It’s crunch time for Democrats in this year’s midterm elections, and the majority party finds itself in a major vise – likely to lose big in the US House of Representatives and lucky to keep their slim control of the US Senate.
As he finished up his last-minute campaigning Sunday, his voice harsh from so many rallies, President Obama felt the pressure too. His name may not be on the ballot, but his agenda and his reputation surely are.
Some analysts are saying he’ll be in a better position when resurgent Republicans (even less popular than Democrats) actually have to legislate rather than just say “No.” But it always hurts to lose.

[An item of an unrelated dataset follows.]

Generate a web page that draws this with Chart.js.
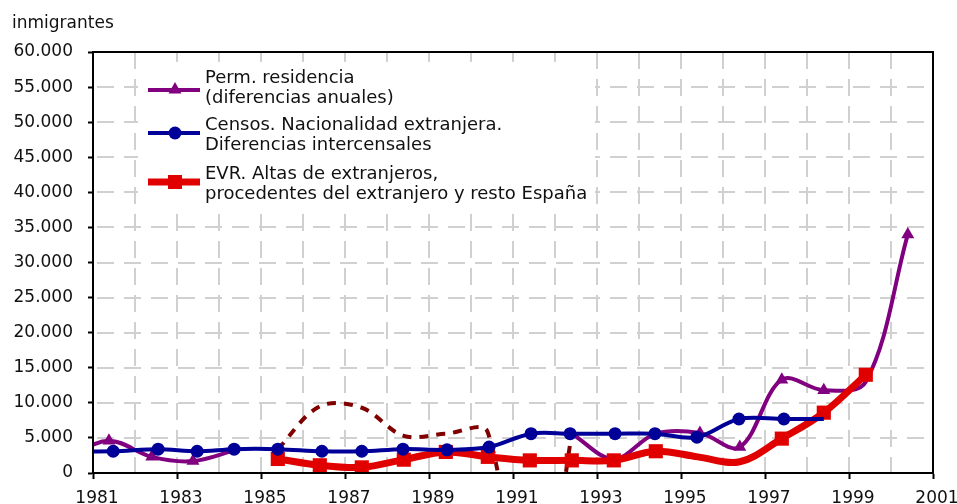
<!DOCTYPE html>
<html>
<head>
<meta charset="utf-8">
<title>Inmigrantes</title>
<script src="https://cdn.jsdelivr.net/npm/chart.js@4.4.1/dist/chart.umd.min.js"></script>
<style>
    html, body { margin: 0; padding: 0; background: #ffffff; }
    #wrap { width: 957px; height: 504px; }
</style>
</head>
<body>
<div id="wrap"><canvas id="inmigChart" width="957" height="504"></canvas></div>
<script>
// --- PART 1: THE DATA ---
// x values are years (markers sit a bit after the tick, like the original)
const tickYears = [1981, 1983, 1985, 1987, 1989, 1991, 1993, 1995, 1997, 1999, 2001];
const tickValues = [0, 5000, 10000, 15000, 20000, 25000, 30000, 35000, 40000, 45000, 50000, 55000, 60000];

// Perm. residencia (diferencias anuales)
const permYears  = [1980.4, 1981.38, 1982.4, 1983.38, 1984.4, 1988, 1992.4, 1993.4, 1994.4, 1995.45, 1996.4, 1997.4, 1998.4, 1999.4, 2000.4];
const permValues = [2200, 4600, 2300, 1700, 3300, null, 5600, 2000, 5600, 5700, 3700, 13300, 11800, 13000, 34000];

// Same source, dashed stretch (no legend entry)
const dashYears  = [1985.4, 1986.4, 1987.4, 1988.4, 1989.4, 1990.4, 1991.4, 1992.4];
const dashValues = [3400, 9500, 9300, 5300, 5600, 5800, -30000, 5600];

// Censos. Nacionalidad extranjera
const censoYears  = [1980.4, 1981.48, 1982.55, 1983.48, 1984.36, 1985.4, 1986.45, 1987.4, 1988.38, 1989.43, 1990.43, 1991.43, 1992.36, 1993.43, 1994.38, 1995.38, 1996.38, 1997.45, 1998.4];
const censoValues = [3100, 3100, 3400, 3100, 3400, 3400, 3100, 3100, 3400, 3300, 3700, 5600, 5600, 5600, 5600, 5100, 7700, 7700, 7700];

// EVR. Altas de extranjeros
const evrYears  = [1985.4, 1986.4, 1987.4, 1988.4, 1989.4, 1990.4, 1991.4, 1992.4, 1993.4, 1994.4, 1995.4, 1996.4, 1997.4, 1998.4, 1999.4];
const evrValues = [2000, 1100, 800, 1900, 3000, 2300, 1800, 1800, 1800, 3100, 2300, 1600, 4900, 8600, 14000];

const legendLabels = [
    ['Perm. residencia', '(diferencias anuales)'],
    ['Censos. Nacionalidad extranjera.', 'Diferencias intercensales'],
    ['EVR. Altas de extranjeros,', 'procedentes del extranjero y resto España']
];

// --- PART 2: HELPERS ---
function toPoints(xs, ys) {
    return xs.map((x, i) => ({ x: x, y: ys[i] }));
}

// 60000 -> "60.000"
function formatThousands(v) {
    return String(v).replace(/\B(?=(\d{3})+(?!\d))/g, '.');
}

// markers that are hidden behind other marks in the original
const permNoMarker  = [0, 4, 6, 7, 8, 13];
const censoNoMarker = [0, 18];
const evrNoMarker   = [10, 11];

const FONT = '"DejaVu Sans", Verdana, sans-serif';
const PURPLE = '#800080';
const BLUE = '#000099';
const RED = '#e00000';
const DARKRED = '#800000';
const GRID = '#d0d0d0';

// --- PART 3: GRID (dashed, drawn under the lines) ---
const gridPlugin = {
    id: 'dashGrid',
    beforeDatasetsDraw(chart) {
        const ctx = chart.ctx;
        const a = chart.chartArea;
        const xs = chart.scales.x;
        const ys = chart.scales.y;
        ctx.save();
        ctx.strokeStyle = GRID;
        ctx.lineWidth = 2;
        ctx.setLineDash([17, 10]);

        // horizontal lines every 5.000
        ctx.lineDashOffset = 23;
        tickValues.slice(1, -1).forEach(v => {
            const py = Math.round(ys.getPixelForValue(v));
            ctx.beginPath();
            ctx.moveTo(a.left, py);
            ctx.lineTo(a.right, py);
            ctx.stroke();
        });

        // vertical lines every year
        ctx.lineDashOffset = 0;
        for (let yr = xs.min + 1; yr < xs.max; yr++) {
            const px = Math.round(xs.getPixelForValue(yr));
            ctx.beginPath();
            ctx.moveTo(px, a.top);
            ctx.lineTo(px, a.bottom);
            ctx.stroke();
        }
        ctx.restore();
    }
};

// --- PART 4: TITLE, LEGEND BOX AND FRAME ---
const decorPlugin = {
    id: 'decor',
    afterDraw(chart) {
        const ctx = chart.ctx;
        const a = chart.chartArea;
        ctx.save();

        // frame round the plot
        ctx.strokeStyle = '#000';
        ctx.lineWidth = 2;
        ctx.strokeRect(a.left, a.top, a.right - a.left, a.bottom - a.top);

        // unit label top-left
        ctx.fillStyle = '#111';
        ctx.font = '17px ' + FONT;
        ctx.textBaseline = 'alphabetic';
        ctx.textAlign = 'left';
        ctx.fillText('inmigrantes', 12, 28);

        // legend (white box inside plot)
        ctx.fillStyle = '#ffffff';
        ctx.fillRect(138, 62, 457, 144);

        const rows = [
            { color: PURPLE, width: 4, shape: 'triangle', lineY: 90, base: 83 },
            { color: BLUE, width: 4, shape: 'circle', lineY: 133, base: 130 },
            { color: RED, width: 7, shape: 'rect', lineY: 182, base: 179 }
        ];
        rows.forEach((r, i) => {
            ctx.strokeStyle = r.color;
            ctx.fillStyle = r.color;
            ctx.lineWidth = r.width;
            ctx.beginPath();
            ctx.moveTo(148, r.lineY);
            ctx.lineTo(200, r.lineY);
            ctx.stroke();

            ctx.beginPath();
            if (r.shape === 'triangle') {
                ctx.moveTo(175, r.lineY - 8);
                ctx.lineTo(181.5, r.lineY + 3.5);
                ctx.lineTo(168.5, r.lineY + 3.5);
                ctx.closePath();
            } else if (r.shape === 'circle') {
                ctx.arc(175, r.lineY, 6.5, 0, Math.PI * 2);
            } else {
                ctx.rect(168, r.lineY - 7, 14, 14);
            }
            ctx.fill();

            ctx.fillStyle = '#111';
            ctx.font = '18px ' + FONT;
            ctx.fillText(legendLabels[i][0], 205, r.base);
            ctx.fillText(legendLabels[i][1], 205, r.base + 20);
        });

        ctx.restore();
    }
};

// --- PART 5: THE CHART ---
const ctx = document.getElementById('inmigChart');
if (ctx) {
    new Chart(ctx, {
        type: 'line',
        data: {
            datasets: [
                {
                    label: 'Censos',
                    data: toPoints(censoYears, censoValues),
                    borderColor: BLUE,
                    backgroundColor: BLUE,
                    borderWidth: 4,
                    tension: 0.35,
                    pointStyle: 'circle',
                    pointRadius: c => censoNoMarker.includes(c.dataIndex) ? 0 : 6.5,
                    pointBorderWidth: 0,
                    clip: 0
                },
                {
                    label: 'EVR',
                    data: toPoints(evrYears, evrValues),
                    borderColor: RED,
                    backgroundColor: RED,
                    borderWidth: 7,
                    tension: 0.35,
                    pointStyle: 'rect',
                    pointRadius: c => evrNoMarker.includes(c.dataIndex) ? 0 : 10,
                    pointBorderWidth: 0,
                    clip: 0
                },
                {
                    label: 'Perm. residencia',
                    data: toPoints(permYears, permValues),
                    borderColor: PURPLE,
                    backgroundColor: PURPLE,
                    borderWidth: 4,
                    tension: 0.35,
                    spanGaps: false,
                    pointStyle: 'triangle',
                    pointRadius: c => permNoMarker.includes(c.dataIndex) ? 0 : 7.5,
                    pointBorderWidth: 0,
                    clip: 0
                },
                {
                    label: 'Perm. residencia (tramo)',
                    data: toPoints(dashYears, dashValues),
                    borderColor: DARKRED,
                    borderWidth: 4,
                    borderDash: [9, 8],
                    tension: 0.35,
                    pointRadius: 0,
                    clip: 0
                }
            ]
        },
        options: {
            responsive: false,
            animation: false,
            events: [],
            layout: { padding: { top: 52, right: 24, left: 0, bottom: 0 } },
            plugins: {
                legend: { display: false },
                tooltip: { enabled: false },
                title: { display: false }
            },
            scales: {
                x: {
                    type: 'linear',
                    min: 1981,
                    max: 2001,
                    // keep the plot box fixed; the last label may hang over the edge
                    afterFit: s => { s.height = 31; s.paddingLeft = 0; s.paddingRight = 0; },
                    ticks: {
                        stepSize: 1,
                        autoSkip: false,
                        maxRotation: 0,
                        padding: 9,
                        labelOffset: 4,
                        color: '#111',
                        font: { family: FONT, size: 17 },
                        callback: v => tickYears.includes(v) ? String(v) : ''
                    },
                    grid: {
                        drawOnChartArea: false,
                        tickLength: 6,
                        tickWidth: 2,
                        tickColor: c => (c.tick && tickYears.includes(c.tick.value)) ? '#000' : 'rgba(0,0,0,0)'
                    },
                    border: { display: true, color: '#000', width: 2 }
                },
                y: {
                    min: 0,
                    max: 60000,
                    afterFit: s => { s.width = 93; },
                    afterBuildTicks: s => { s.ticks = tickValues.map(v => ({ value: v })); },
                    ticks: {
                        padding: 15,
                        color: '#111',
                        font: { family: FONT, size: 17 },
                        callback: v => formatThousands(v)
                    },
                    grid: {
                        drawOnChartArea: false,
                        tickLength: 5,
                        tickWidth: 2,
                        tickColor: '#000'
                    },
                    border: { display: true, color: '#000', width: 2 }
                }
            }
        },
        plugins: [gridPlugin, decorPlugin]
    });
}
</script>
</body>
</html>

As David Jackson at USA Today points out, Obama is in good company. Franklin Roosevelt, Harry Truman, Lyndon Johnson, Jimmy Carter, and Bill Clinton all experienced a “conservative wave” election as president. While Roosevelt, Truman, and Clinton held on to the White House two years later (and even strengthened their position), congressional midterm losses helped end the presidencies of Johnson and Carter.
A weekend poll by CNN/Opinion Research Corporation shows Republicans with an even greater advantage in congressional races than they had back in 1994, when Newt Gingrich led his party to victory – leading 10 percent in a generic ballot (52-42 percent) compared with 7 percent in ’94.
Independents going Republican
Even more dispiriting for Democrats: Fifty-five percent of independents say they’ll vote for a Republican, with just 32 percent saying they’ll go for the Democrat in their congressional district. That’s in line with the latest Wall Street Journal/NBC News poll, which also shows independents – who accounted for a major portion of Obama’s winning majority in 2008 – trending Republican.
“One nonpartisan prognosticator, Stuart Rothenberg, said Friday he thought the Republicans could pick up as many as 70 House seats – something no party has achieved since 1948” when Truman was president, the Wall Street Journal reported Saturday. That’s far more than the 39 new seats the GOP needs to take control of the House.
One Republican campaign tactic has been to make the election all about Obama, House Speaker Nancy Pelosi, and Senate majority leader Harry Reid. It seems to be working.
The CNN poll shows Obama’s favorable rating at just 48 percent, down from 53 percent in September and 57 percent in April. Ms. Pelosi’s is down to just 26 percent. In Nevada, several polls have Republican challenger and tea party favorite Sharron Angle expanding her slim lead over four-term incumbent Reid to four percentage points.
Obama has to reunite his party
Even within his own party, Obama will have to rebuild personal support after Tuesday’s elections.
Nearly half of all Democrats (47 percent) say he needs to be challenged in 2012, according to an Associated Press-Knowledge Networks Poll. (True, that’s mostly those who supported Hillary Clinton for the presidential nomination in 2008, but still.)
Looking back at his nearly two years in office, much of that intraparty grumbling comes from the liberal wing upset that he didn’t fight harder for some issues – a public option on health care, for example.
But with a newly strengthened opposition to push against, Democratic troops are more likely to unify and rally to Obama’s support.
“Democrats currently disappointed with Obama will likely be less disappointed if he spends the next two years fighting a GOP Congress,” University of Wisconsin political scientist Charles Franklin told the Associated Press.
Not quite as good as having a clear congressional majority. But for Obama, it appears it’ll have to do.